Gardez en tête que vous ne portez pas sur vos épaules toute la responsabilité de ce type de situation et qu’il est préférable de réfléchir à plusieurs aux solutions alternatives, ce qui permet en parallèle de sensibiliser aux enjeux. Par ailleurs, l’organisation dans son ensemble doit être en capacité de vous fournir les moyens de travailler correctement (guides, politiques, outils, marche à suivre, etc) pour vous aiguiller dans le choix d’outils.
Comment la situation aurait pu être évitée ?
La situation idéale est quand l’organisation a fait un choix institutionnel quant aux outils à utiliser, et que ceux-ci ont été vérifiés sur la base de critères de gestion responsable de données.
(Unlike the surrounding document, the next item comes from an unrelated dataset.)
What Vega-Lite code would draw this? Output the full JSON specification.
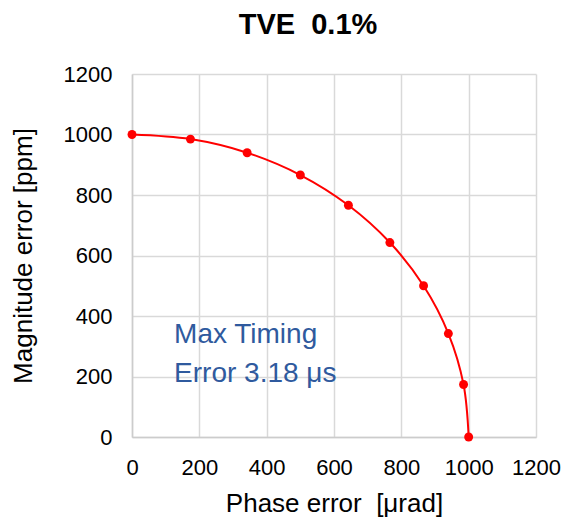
{
  "$schema": "https://vega.github.io/schema/vega-lite/v6.json",
  "width": 404,
  "height": 363,
  "autosize": {"type": "none"},
  "padding": {"left": 132, "top": 74, "right": 29, "bottom": 80},
  "background": "white",
  "title": {
    "text": "TVE\u00a0\u00a00.1%",
    "font": "Liberation Sans",
    "fontSize": 29,
    "fontWeight": "bold",
    "color": "#000000",
    "anchor": "middle",
    "dx": -26,
    "offset": 23
  },
  "config": {
    "view": {"stroke": null},
    "axis": {
      "labelFont": "Liberation Sans",
      "labelFontSize": 22,
      "labelColor": "#000000",
      "labelOverlap": false,
      "labelFlush": false,
      "format": "d",
      "titleFont": "Liberation Sans",
      "titleFontSize": 26,
      "titleFontWeight": "normal",
      "titleColor": "#000000",
      "gridColor": "#d9d9d9",
      "gridWidth": 1.5,
      "gridOpacity": 1,
      "domainColor": "#cccccc",
      "domainWidth": 1.5,
      "ticks": false
    }
  },
  "data": {
    "values": [
      {"phase": 0, "magnitude": 1000},
      {"phase": 173.6, "magnitude": 984.8},
      {"phase": 342.0, "magnitude": 939.7},
      {"phase": 500.0, "magnitude": 866.0},
      {"phase": 642.8, "magnitude": 766.0},
      {"phase": 766.0, "magnitude": 642.8},
      {"phase": 866.0, "magnitude": 500.0},
      {"phase": 939.7, "magnitude": 342.0},
      {"phase": 984.8, "magnitude": 173.6},
      {"phase": 1000, "magnitude": 0}
    ]
  },
  "encoding": {
    "x": {
      "field": "phase",
      "type": "quantitative",
      "scale": {"domain": [0, 1200], "nice": false},
      "axis": {
        "values": [0, 200, 400, 600, 800, 1000, 1200],
        "title": "Phase error\u00a0\u00a0[μrad]",
        "labelPadding": 20,
        "titlePadding": 12
      }
    },
    "y": {
      "field": "magnitude",
      "type": "quantitative",
      "scale": {"domain": [0, 1200], "nice": false},
      "axis": {
        "values": [0, 200, 400, 600, 800, 1000, 1200],
        "title": "Magnitude error [ppm]",
        "labelPadding": 20,
        "titlePadding": 27
      }
    }
  },
  "layer": [
    {
      "mark": {"type": "line", "color": "#ff0000", "strokeWidth": 2, "interpolate": "catmull-rom"}
    },
    {
      "mark": {"type": "point", "filled": true, "color": "#ff0000", "opacity": 1, "size": 80}
    },
    {
      "data": {"values": [{"phase": 125, "magnitude": 311, "note": ["Max Timing", "Error 3.18 μs"]}]},
      "mark": {
        "type": "text",
        "align": "left",
        "baseline": "alphabetic",
        "font": "Liberation Sans",
        "fontSize": 28,
        "lineHeight": 39,
        "color": "#2F5A9E"
      },
      "encoding": {
        "text": {"field": "note"}
      }
    }
  ]
}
Bien entendu, l’outil n’étant qu’une variable de l’équation, il est important que les équipes terrain aient des procédures type à suivre (Standard Operating Procedures ou SOP) sur lesquelles s’appuyer pour éviter les erreurs ou les oublis.
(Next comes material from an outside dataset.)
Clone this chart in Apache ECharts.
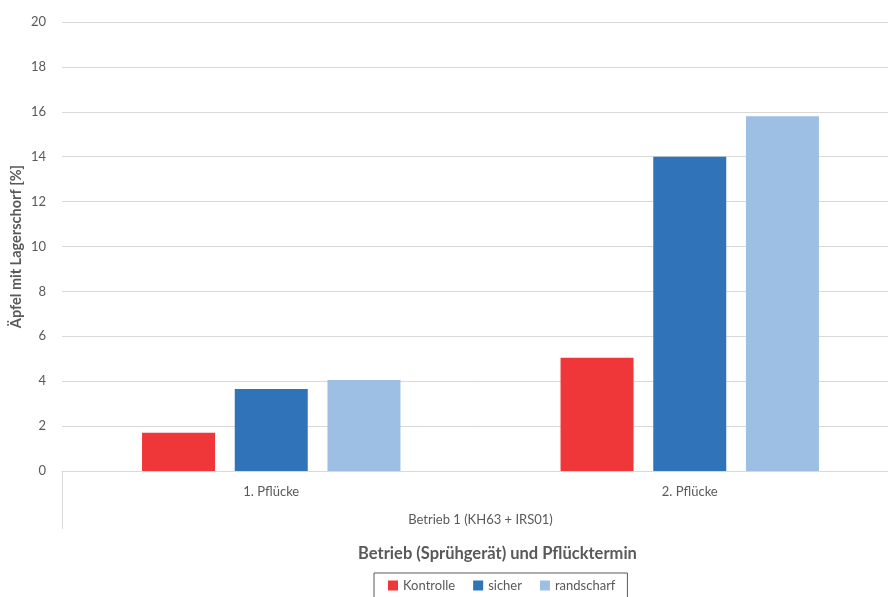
<!DOCTYPE html>
<html>
<head>
<meta charset="utf-8">
<script src="https://cdn.jsdelivr.net/npm/echarts@6/dist/echarts.min.js"></script>
<style>
  html, body { margin: 0; padding: 0; background: #fff; }
  #chart { width: 888px; height: 597px; }
</style>
</head>
<body>
<div id="chart"></div>
<script>
const categories = ['1. Pflücke', '2. Pflücke']
const groupLabels = ['Betrieb 1 (KH63 + IRS01)']
const kontrolle = [1.7, 5.05]
const sicher = [3.65, 14.0]
const randscharf = [4.05, 15.8]

const font = 'Lato, "Noto Sans", sans-serif'
const grey = '#595959'
const lineGrey = '#D9D9D9'

const chart = echarts.init(document.getElementById('chart'), null, { renderer: 'canvas' })

const makeSeries = (name, data, color) => ({
  name,
  type: 'bar',
  data,
  barWidth: 73,
  barGap: '27%',
  itemStyle: { color },
  emphasis: { disabled: true },
})

chart.setOption({
  animation: false,
  textStyle: { fontFamily: font },
  grid: {
    left: 62,
    top: 22,
    width: 837,
    height: 449,
    containLabel: false,
    outerBoundsMode: 'none',
  },
  legend: {
    left: 374,
    top: 573,
    icon: 'rect',
    itemWidth: 10,
    itemHeight: 10,
    itemGap: 18,
    padding: [6, 12, 10, 14],
    borderColor: grey,
    borderWidth: 1,
    textStyle: { color: grey, fontSize: 13, fontFamily: font },
    data: ['Kontrolle', 'sicher', 'randscharf'],
  },
  xAxis: [
    {
      type: 'category',
      data: categories,
      position: 'bottom',
      axisLine: { lineStyle: { color: lineGrey } },
      axisTick: { show: false },
      axisLabel: { color: grey, fontSize: 13, margin: 14, fontFamily: font },
    },
    {
      type: 'category',
      data: groupLabels,
      position: 'bottom',
      axisLine: { show: false },
      axisTick: { show: true, length: 58, lineStyle: { color: lineGrey } },
      axisLabel: { color: grey, fontSize: 13, margin: 42, fontFamily: font },
      name: 'Betrieb (Sprühgerät) und Pflücktermin',
      nameLocation: 'middle',
      nameGap: 74,
      nameMoveOverlap: false,
      nameTextStyle: {
        color: grey,
        fontSize: 16.5,
        fontWeight: 'bold',
        fontFamily: font,
        padding: [0, 0, 0, 34],
      },
    },
  ],
  yAxis: {
    type: 'value',
    min: 0,
    max: 20,
    interval: 2,
    axisLine: { show: false },
    axisTick: { show: false },
    splitLine: { lineStyle: { color: lineGrey } },
    axisLabel: { color: grey, fontSize: 13, margin: 16, fontFamily: font },
    name: 'Äpfel mit Lagerschorf [%]',
    nameLocation: 'middle',
    nameGap: 38,
    nameMoveOverlap: false,
    nameTextStyle: { color: grey, fontSize: 14.5, fontWeight: 'bold', fontFamily: font },
  },
  series: [
    makeSeries('Kontrolle', kontrolle, '#EF3639'),
    makeSeries('sicher', sicher, '#3173B8'),
    makeSeries('randscharf', randscharf, '#9DBFE4'),
  ],
})

window.addEventListener('resize', () => {
  chart.resize()
})
</script>
</body>
</html>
Ensuite, il est évident que l’analyse de risque aide à guider sur le niveau de protection de données à mettre en place pour assurer une collecte à la fois sécurisée et fluide par rapport aux enjeux opérationnels.
Cas d’étude : une collecte mal préparée
La situation
Des personnes enquêtées sont sujettes à une collecte de données dont elles ne comprennent pas complètement le sens, entre le fait que les questions ne sont pas dans leur langue principale parlée et qu’elle contiennent de nombreux termes techniques ou des acronymes que les enquêteurs ne savent pas toujours expliciter. Les réponses qu’elles donnent donc sont hasardeuses, mais elles n’osent pas ne pas répondre par respect pour les enquêteurs et de peur de compromettre leur accès à des services ultérieurs de l’ONG.
En tant que responsable de projet, vous vous rendez compte en analysant les données en fin de journée d’incohérences, et vous rapprochez de l’équipe de S&E pour comprendre le problème. Cette dernière vous rappelle que vous lui avez laissé 24h pour concevoir les outils de collecte et les traduire dans les langues souhaitées, ce qui n’était pas un temps suffisant pour avoir une collecte de bonne qualité.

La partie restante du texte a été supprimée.